> **SUPPLIED DATA**

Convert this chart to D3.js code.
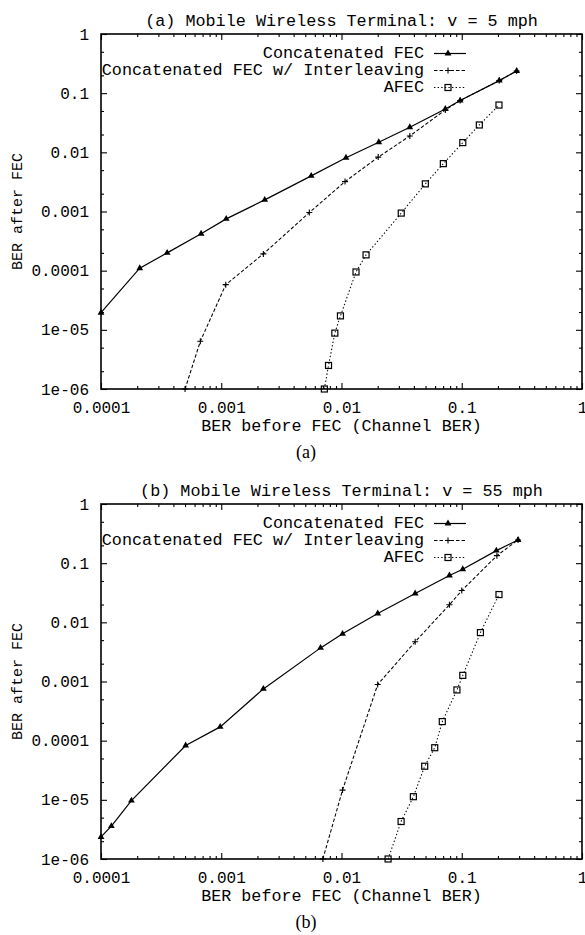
<!DOCTYPE html>
<html>
<head>
<meta charset="utf-8">
<script src="https://cdn.jsdelivr.net/npm/d3@7"></script>
<style>
  body { margin: 0; background: #fff; }
  svg text { font-family: "Liberation Mono", "DejaVu Sans Mono", monospace; fill: #000; }
</style>
</head>
<body>
<svg id="chart" width="585" height="935"></svg>
<script>
// tick values + labels (same for both panels)
const xTickVals = [1e-4, 1e-3, 1e-2, 1e-1, 1];
const xTickText = ["0.0001", "0.001", "0.01", "0.1", "1"];
const yTickVals = [1e-6, 1e-5, 1e-4, 1e-3, 1e-2, 1e-1, 1];
const yTickText = ["1e-06", "1e-05", "0.0001", "0.001", "0.01", "0.1", "1"];

const seriesNames = ["Concatenated FEC", "Concatenated FEC w/ Interleaving", "AFEC"];

// (a) v = 5 mph   [channel BER, BER after FEC]
const concat5 = [[1e-4, 1.95e-5], [2.1e-4, 1.1e-4], [3.55e-4, 2e-4], [6.8e-4, 4.2e-4], [1.1e-3, 7.5e-4],
  [2.3e-3, 1.57e-3], [5.6e-3, 4e-3], [1.09e-2, 8.1e-3], [2.04e-2, 1.48e-2], [3.7e-2, 2.65e-2],
  [7.3e-2, 5.4e-2], [9.7e-2, 7.5e-2], [0.205, 0.163], [0.286, 0.237]];
const inter5 = [[5e-4, 1e-6], [6.7e-4, 6.4e-6], [1.09e-3, 5.8e-5], [2.24e-3, 1.92e-4], [5.4e-3, 9.6e-4],
  [1.07e-2, 3.2e-3], [2.02e-2, 8.3e-3], [3.7e-2, 1.89e-2], [7.3e-2, 5.2e-2], [9.7e-2, 7.5e-2],
  [0.205, 0.163], [0.286, 0.237]];
const afec5 = [[7.2e-3, 1e-6], [7.8e-3, 2.5e-6], [8.8e-3, 8.8e-6], [9.8e-3, 1.72e-5], [1.32e-2, 9.5e-5],
  [1.6e-2, 1.85e-4], [3.14e-2, 9.4e-4], [4.98e-2, 2.93e-3], [7.03e-2, 6.44e-3], [0.102, 1.46e-2],
  [0.14, 2.9e-2], [0.204, 6.3e-2]];

// (b) v = 55 mph
const concat55 = [[1e-4, 2.36e-6], [1.22e-4, 3.6e-6], [1.79e-4, 9.7e-6], [5.06e-4, 8.3e-5], [9.8e-4, 1.71e-4],
  [2.24e-3, 7.5e-4], [6.7e-3, 3.7e-3], [1.02e-2, 6.4e-3], [2e-2, 1.41e-2], [4.1e-2, 3.07e-2],
  [7.9e-2, 6.2e-2], [0.102, 7.9e-2], [0.194, 0.163], [0.294, 0.247]];
const inter55 = [[7e-3, 1e-6], [1.02e-2, 1.46e-5], [2e-2, 8.9e-4], [4.1e-2, 4.7e-3], [7.9e-2, 1.98e-2],
  [0.1, 3.45e-2], [0.196, 0.134], [0.294, 0.247]];
const afec55 = [[2.44e-2, 1e-6], [3.13e-2, 4.3e-6], [3.96e-2, 1.13e-5], [4.92e-2, 3.7e-5], [5.96e-2, 7.6e-5],
  [6.89e-2, 2.1e-4], [9.12e-2, 7.2e-4], [0.102, 1.27e-3], [0.143, 6.7e-3], [0.204, 2.95e-2]];

const panels = [
  { title: "(a) Mobile Wireless Terminal: v = 5 mph", caption: "(a)", top: 34, data: [concat5, inter5, afec5] },
  { title: "(b) Mobile Wireless Terminal: v = 55 mph", caption: "(b)", top: 504, data: [concat55, inter55, afec55] }
];

// line styles per series
const dashes = [null, "3.5,2", "1.4,2.2"];
const markers = ["tri", "plus", "square"];

const svg = d3.select("#chart");
const left = 101, right = 582, plotH = 355;

// minor ticks, only 2 and 5 show on y in the scan, x has all of them
const xMinor = [];
for (let e = -4; e < 0; e++) for (let m = 2; m <= 9; m++) xMinor.push(m * Math.pow(10, e));
const yMinor = [];
for (let e = -6; e < 0; e++) { yMinor.push(2 * Math.pow(10, e)); yMinor.push(5 * Math.pow(10, e)); }

function drawMarker(g, kind, x, y) {
  if (kind === "tri") {
    g.append("path")
      .attr("d", d3.symbol().type(d3.symbolTriangle).size(20)())
      .attr("transform", `translate(${x},${y})`)
      .attr("fill", "#000");
  } else if (kind === "plus") {
    g.append("path")
      .attr("d", `M${x - 3},${y}H${x + 3}M${x},${y - 3}V${y + 3}`)
      .attr("stroke", "#000").attr("stroke-width", 1.1);
  } else {
    g.append("rect")
      .attr("x", x - 3).attr("y", y - 3).attr("width", 6).attr("height", 6)
      .attr("fill", "none").attr("stroke", "#000").attr("stroke-width", 1.2);
  }
}

function styleAxis(g, size) {
  g.select(".domain").remove();
  g.selectAll("line").attr("stroke", "#000").attr("stroke-width", 1.1);
  g.selectAll("text").attr("font-family", null).attr("font-size", size);
}

panels.forEach((p, pi) => {
  const top = p.top, bottom = top + plotH;
  const x = d3.scaleLog().domain([1e-4, 1]).range([left, right]);
  const y = d3.scaleLog().domain([1e-6, 1]).range([bottom, top]);

  const g = svg.append("g").attr("class", "panel-" + pi);

  // title
  g.append("text").attr("x", (left + right) / 2).attr("y", top - 8)
    .attr("text-anchor", "middle").attr("font-size", 16.8).text(p.title);

  // major ticks with labels (ticks point inward)
  g.append("g").attr("transform", `translate(0,${bottom})`)
    .call(d3.axisBottom(x).tickValues(xTickVals).tickFormat((d, i) => xTickText[i]).tickSize(-6).tickPadding(13))
    .call(a => styleAxis(a, 16));
  g.append("g").attr("transform", `translate(${left},0)`)
    .call(d3.axisLeft(y).tickValues(yTickVals).tickFormat((d, i) => yTickText[i]).tickSize(-6).tickPadding(12))
    .call(a => styleAxis(a, 16));
  g.append("g").attr("transform", `translate(0,${top})`)
    .call(d3.axisTop(x).tickValues(xTickVals).tickFormat("").tickSize(-6))
    .call(a => styleAxis(a, 16));
  g.append("g").attr("transform", `translate(${right},0)`)
    .call(d3.axisRight(y).tickValues(yTickVals).tickFormat("").tickSize(-6))
    .call(a => styleAxis(a, 16));

  // minor ticks
  g.append("g").attr("transform", `translate(0,${bottom})`)
    .call(d3.axisBottom(x).tickValues(xMinor).tickFormat("").tickSize(-3)).call(a => styleAxis(a, 16));
  g.append("g").attr("transform", `translate(0,${top})`)
    .call(d3.axisTop(x).tickValues(xMinor).tickFormat("").tickSize(-3)).call(a => styleAxis(a, 16));
  g.append("g").attr("transform", `translate(${left},0)`)
    .call(d3.axisLeft(y).tickValues(yMinor).tickFormat("").tickSize(-3)).call(a => styleAxis(a, 16));
  g.append("g").attr("transform", `translate(${right},0)`)
    .call(d3.axisRight(y).tickValues(yMinor).tickFormat("").tickSize(-3)).call(a => styleAxis(a, 16));

  // frame
  g.append("rect").attr("x", left).attr("y", top).attr("width", right - left).attr("height", plotH)
    .attr("fill", "none").attr("stroke", "#000").attr("stroke-width", 1.6);

  // axis labels
  g.append("text").attr("x", (left + right) / 2).attr("y", bottom + 42)
    .attr("text-anchor", "middle").attr("font-size", 16.7).text("BER before FEC (Channel BER)");
  g.append("text").attr("transform", `translate(18,${(top + bottom) / 2}) rotate(-90)`)
    .attr("text-anchor", "middle").attr("dominant-baseline", "middle")
    .attr("font-size", 15).text("BER after FEC");

  // caption under the panel
  g.append("text").attr("x", 306).attr("y", bottom + 69)
    .attr("text-anchor", "middle").attr("font-size", 18)
    .style("font-family", "'Liberation Serif', 'DejaVu Serif', serif").text(p.caption);

  // series
  const line = d3.line().x(d => x(d[0])).y(d => y(d[1]));
  p.data.forEach((s, si) => {
    g.append("path").datum(s).attr("d", line)
      .attr("fill", "none").attr("stroke", "#000")
      .attr("stroke-width", si === 0 ? 1.2 : 1.05)
      .attr("stroke-dasharray", dashes[si]);
    const mg = g.append("g");
    s.forEach(d => drawMarker(mg, markers[si], x(d[0]), y(d[1])));
  });

  // legend, right aligned text, sample line to the right
  seriesNames.forEach((name, i) => {
    const ly = top + 19.5 + i * 17;
    g.append("text").attr("x", 424).attr("y", ly).attr("text-anchor", "end")
      .attr("dominant-baseline", "middle").attr("font-size", 16.8).text(name);
    g.append("line").attr("x1", 434).attr("x2", 466).attr("y1", ly).attr("y2", ly)
      .attr("stroke", "#000").attr("stroke-width", i === 0 ? 1.2 : 1.05)
      .attr("stroke-dasharray", dashes[i]);
    drawMarker(g, markers[i], 448, ly);
  });
});
</script>
</body>
</html>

> **REQUEST**
Write down the number of lines where the word "chart" appears, and nothing further.

> **WRITTEN REPLY**
3